SHORT EXERCISE: Give again, word for word, the lines below that run from the line with "Convert this chart to Altair code." through the line with "import pandas as pd". Drop the pictures.

RECORDS TO PROCESS:
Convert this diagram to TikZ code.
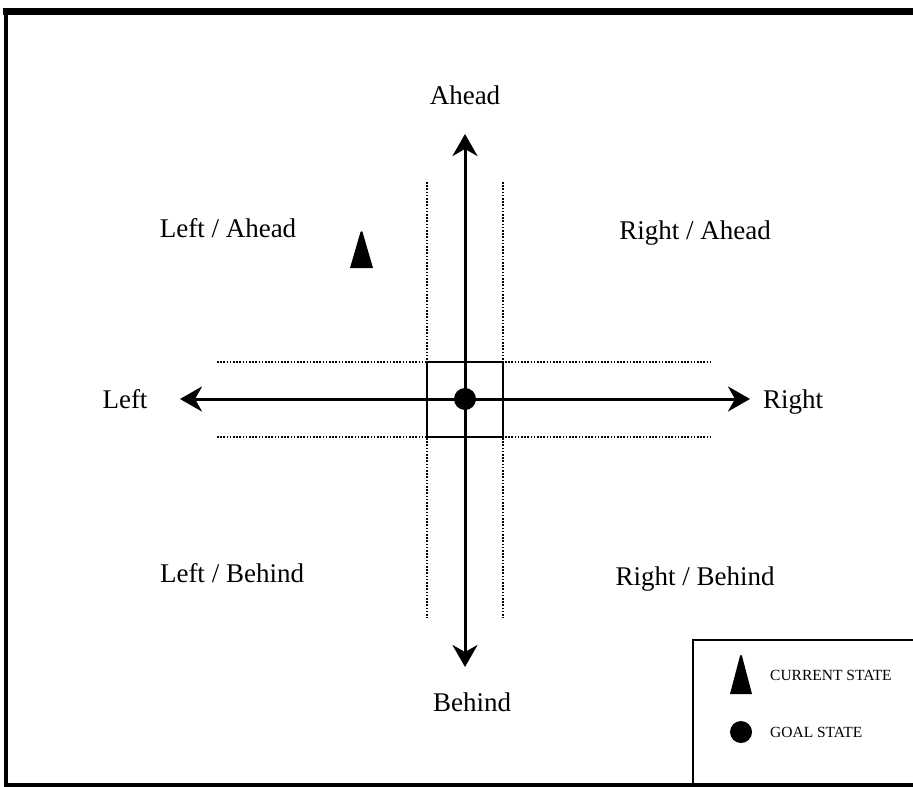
\documentclass[tikz,border=0pt]{standalone}
\usepackage{fontspec}
\setmainfont{Liberation Serif}
\usetikzlibrary{arrows.meta}
\begin{document}
\begin{tikzpicture}[x=1pt,y=-1pt,
  lbl/.style={font=\fontsize{27}{31}\selectfont, inner sep=0pt, text height=20pt, text depth=4pt},
  leg/.style={font=\fontsize{15.5}{18}\selectfont, inner sep=0pt, anchor=west, text height=10pt, text depth=2pt},
  axis/.style={line width=3pt, -{Stealth[length=22pt,width=25pt,inset=7pt]}},
  dots/.style={line width=2.8pt, dash pattern=on 1.6pt off 1.6pt},
  trishape/.style={fill=black},
]
\useasboundingbox (0,0) rectangle (913,787);
% frame
\draw[line width=7pt] (913,11.5) -- (3,11.5);
\draw[line width=4.5pt] (6,9) -- (6,787);
\draw[line width=4.5pt] (4,785) -- (913,785);
% legend box
\draw[line width=2.4pt] (913,640) -- (693,640) -- (693,785);
% coordinates
\coordinate (c) at (465,399);
\coordinate (up) at (465,134);
\coordinate (down) at (465,667);
\coordinate (lt) at (180,399);
\coordinate (rt) at (750,399);
% dotted guides
\coordinate (v1a) at (427,182); \coordinate (v1b) at (427,618);
\coordinate (v2a) at (503,182); \coordinate (v2b) at (503,618);
\coordinate (h1a) at (217,362); \coordinate (h1b) at (710,362);
\coordinate (h2a) at (217,437); \coordinate (h2b) at (710,437);
\draw[dots] (v1a) -- (v1b);
\draw[dots] (v2a) -- (v2b);
\draw[dots] (h1a) -- (h1b);
\draw[dots] (h2a) -- (h2b);
% central square
\draw[line width=2.8pt, fill=white] (427,362) rectangle (503,437);
% axes
\draw[axis] (c) -- (up);
\draw[axis] (c) -- (down);
\draw[axis] (c) -- (lt);
\draw[axis] (c) -- (rt);
\fill (c) circle (11);
% labels
\node[lbl] (ahead) at (465,96) {Ahead};
\node[lbl] (behind) at (472,703) {Behind};
\node[lbl] (left) at (125,400) {Left};
\node[lbl] (right) at (793,400) {Right};
\node[lbl] (la) at (228,229) {Left / Ahead};
\node[lbl] (ra) at (695,231) {Right / Ahead};
\node[lbl] (lb) at (232,574) {Left / Behind};
\node[lbl] (rb) at (695,577) {Right / Behind};
% current state marker
\fill[trishape] (350,268) -- (360.5,232) .. controls (361,231) and (362,231) .. (362.5,232) -- (373,268) -- cycle;
% legend
\fill[trishape] (730,694) -- (740,656) .. controls (740.5,654.5) and (741.5,654.5) .. (742,656) -- (752,694) -- cycle;
\fill (741,732) circle (11);
\node[leg] (cur) at (770,676) {CURRENT STATE};
\node[leg] (goal) at (770,733) {GOAL STATE};
\end{tikzpicture}
\end{document}
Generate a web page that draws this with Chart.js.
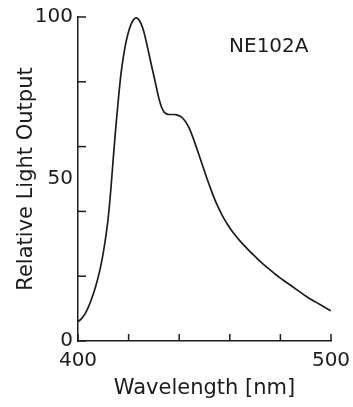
<!DOCTYPE html>
<html>
<head>
<meta charset="utf-8">
<script src="https://cdn.jsdelivr.net/npm/chart.js@4/dist/chart.umd.min.js"></script>
<style>
  html, body { margin: 0; padding: 0; background: #ffffff; }
  #wrap { width: 353px; height: 407px; }
</style>
</head>
<body>
<div id="wrap"><canvas id="c" width="353" height="407"></canvas></div>
<script>
// ---- data ----
const wavelength = [400,401,402,403,404,405,406,407,408,409,410,411,412,413,414,415,416,417,418,419,
  420,421,422,423,424,425,426,427,428,429,430,431,432,433,434,435,436,437,438,439,
  440,441,442,443,444,445,446,447,448,449,450,451,452,453,454,455,456,457,458,459,
  460,462,464,466,468,470,472,474,476,478,480,482,484,486,488,490,492,494,496,498,500];
const lightOutput = [6,6.6,7.5,8.7,10.3,12.2,14.4,16.9,19.8,23.2,27.3,32.3,38.5,47,57,66.5,75,82.5,88,92.3,
  95.5,97.8,99.2,99.7,99.2,97.8,95.5,92.3,88.8,85.2,81.8,78.2,74.8,72.2,70.7,70.1,69.9,69.9,69.9,69.8,
  69.5,69,68.2,67.1,65.6,63.7,61.6,59.3,57,54.7,52.4,50.1,47.9,45.8,43.8,42,40.3,38.8,37.4,36.1,
  34.9,32.8,30.9,29.2,27.6,26.1,24.6,23.2,21.9,20.6,19.4,18.3,17.2,16.1,15,13.9,12.9,12,11.1,10.2,9.3];
const xTickMarks = [400,420,440,460,480,500];
const yTickMarks = [0,20,40,60,80,100];
const xTickLabels = [400,500];
const yTickLabels = [0,50,100];
const xTitle = 'Wavelength [nm]';
const yTitle = 'Relative Light Output';
const labelText = 'NE102A';
const labelAt = [475.4, 90.7];

const INK = '#1c1c1c';
const FONT = 'DejaVu Sans';

const tickPlugin = {
  id: 'innerTicks',
  afterDraw(chart) {
    const {ctx, scales: {x, y}} = chart;
    ctx.save();
    ctx.strokeStyle = INK;
    ctx.lineWidth = 1.5;
    const y0 = y.getPixelForValue(0);
    const x0 = x.getPixelForValue(400);
    xTickMarks.forEach(v => {
      const px = x.getPixelForValue(v);
      ctx.beginPath(); ctx.moveTo(px, y0); ctx.lineTo(px, y0 - 7); ctx.stroke();
    });
    yTickMarks.forEach(v => {
      const py = y.getPixelForValue(v);
      ctx.beginPath(); ctx.moveTo(x0, py); ctx.lineTo(x0 + 8, py); ctx.stroke();
    });
    ctx.fillStyle = INK;
    ctx.font = '20px "' + FONT + '"';
    ctx.textAlign = 'center';
    ctx.textBaseline = 'middle';
    ctx.fillText(labelText, x.getPixelForValue(labelAt[0]), y.getPixelForValue(labelAt[1]));
    ctx.restore();
  }
};

new Chart(document.getElementById('c'), {
  type: 'line',
  data: {
    datasets: [{
      data: wavelength.map((w, i) => ({x: w, y: lightOutput[i]})),
      borderColor: INK,
      borderWidth: 1.7,
      pointRadius: 0,
      fill: false,
      cubicInterpolationMode: 'monotone'
    }]
  },
  options: {
    responsive: false,
    animation: false,
    devicePixelRatio: 1,
    layout: { padding: { left: 0, right: 22, top: 16, bottom: 0 } },
    plugins: { legend: { display: false }, tooltip: { enabled: false } },
    scales: {
      x: {
        type: 'linear', min: 400, max: 500,
        afterBuildTicks: s => { s.ticks = xTickLabels.map(v => ({value: v})); },
        afterFit: s => { s.height = 66; s.paddingRight = 0; s.paddingLeft = 0; },
        grid: { display: false, drawTicks: false },
        border: { display: true, color: INK, width: 1.5 },
        ticks: { color: INK, font: { family: FONT, size: 20 }, padding: 8, maxRotation: 0, autoSkip: false },
        title: { display: true, text: xTitle, color: INK, font: { family: FONT, size: 21 }, padding: { top: 0, bottom: 6 } }
      },
      y: {
        min: 0, max: 100,
        afterBuildTicks: s => { s.ticks = yTickLabels.map(v => ({value: v})); },
        afterFit: s => { s.width = 78; },
        grid: { display: false, drawTicks: false },
        border: { display: true, color: INK, width: 1.5 },
        ticks: { color: INK, font: { family: FONT, size: 20 }, padding: 5, autoSkip: false },
        title: { display: true, text: yTitle, color: INK, font: { family: FONT, size: 21 }, padding: { top: 14, bottom: 0 } }
      }
    }
  },
  plugins: [tickPlugin]
});
</script>
</body>
</html>
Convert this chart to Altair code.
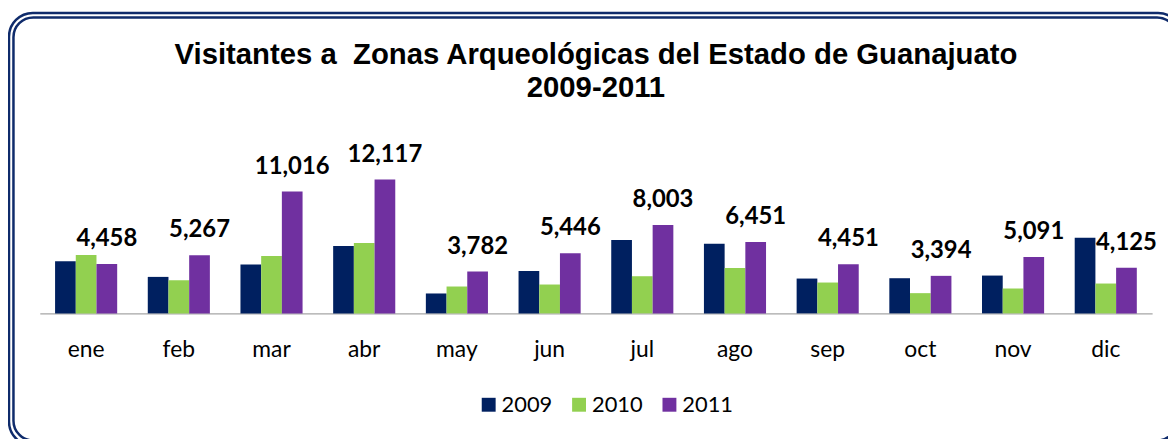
import altair as alt
import pandas as pd

months = ["ene", "feb", "mar", "abr", "may", "jun", "jul", "ago", "sep", "oct", "nov", "dic"]
years = ["2009", "2010", "2011"]
v2009 = [4710, 3300, 4410, 6090, 1800, 3840, 6630, 6300, 3150, 3180, 3420, 6840]
v2010 = [5280, 3000, 5190, 6360, 2430, 2610, 3360, 4110, 2790, 1830, 2250, 2700]
v2011 = [4458, 5267, 11016, 12117, 3782, 5446, 8003, 6451, 4451, 3394, 5091, 4125]
colors = ["#002060", "#92D050", "#7030A0"]
title_lines = ["Visitantes a\u00a0 Zonas Arqueológicas del Estado de Guanajuato", "2009-2011"]

rows = []
for yr, vals in zip(years, [v2009, v2010, v2011]):
    for m, v in zip(months, vals):
        rows.append({"mes": m, "anio": yr, "valor": v,
                     "etiqueta": f"{v:,}" if yr == "2011" else ""})
df = pd.DataFrame(rows)

x_enc = alt.X("mes:N", sort=months, title=None,
              scale=alt.Scale(paddingInner=0.33, paddingOuter=0.165),
              axis=alt.Axis(labelAngle=0, labelFont="Lato", labelFontSize=23,
                            labelColor="#000000", labelPadding=25, ticks=False,
                            tickSize=0, domainColor="#a6a6a6", domainWidth=1.5,
                            grid=False))
xoff = alt.XOffset("anio:N", sort=years, scale=alt.Scale(paddingInner=0, paddingOuter=0))
y_enc = alt.Y("valor:Q", axis=None, scale=alt.Scale(domain=[0, 15000], nice=False))

base = alt.Chart(df)

bars = base.mark_bar().encode(
    x=x_enc,
    xOffset=xoff,
    y=y_enc,
    color=alt.Color("anio:N", sort=years,
                    scale=alt.Scale(domain=years, range=colors),
                    legend=alt.Legend(orient="none", legendX=441, legendY=248,
                                      direction="horizontal", title=None,
                                      symbolType="square", symbolSize=196,
                                      symbolStrokeWidth=0, labelFont="Lato",
                                      labelFontSize=22, labelColor="#000000",
                                      columnPadding=15, labelOffset=2)),
)

labels = base.mark_text(font="Lato", fontWeight="bold", fontSize=24, color="#000000",
                        dy=-18, baseline="alphabetic", align="center").encode(
    x=x_enc,
    xOffset=xoff,
    y=y_enc,
    text="etiqueta:N",
)

frame_df = pd.DataFrame({"k": [0]})
outer = alt.Chart(frame_df).mark_rect(fill=None, fillOpacity=0, stroke="#0f2b6b",
                                      strokeWidth=2.5, cornerRadius=24).encode(
    x=alt.value(-31), x2=alt.value(1150), y=alt.value(-135.5), y2=alt.value(300))
inner = alt.Chart(frame_df).mark_rect(fill=None, fillOpacity=0, stroke="#0f2b6b",
                                      strokeWidth=2.5, cornerRadius=20).encode(
    x=alt.value(-26.5), x2=alt.value(1145), y=alt.value(-131), y2=alt.value(295))

chart = alt.layer(outer, inner, bars, labels).properties(
    width=1120,
    height=167,
    title=alt.TitleParams(text=title_lines, font="Liberation Sans", fontSize=29.5,
                          fontWeight="bold", color="#000000", anchor="middle",
                          frame="group", offset=0, dy=92, lineHeight=33),
    autosize=alt.AutoSizeParams(type="none"),
    padding={"left": 32, "top": 139, "right": 16, "bottom": 125},
).configure(background="white").configure_view(stroke=None, strokeWidth=0)

chart.save("out.html", embed_options={"renderer": "svg", "actions": False})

RESULT:
Convert this chart to Altair code.
import altair as alt
import pandas as pd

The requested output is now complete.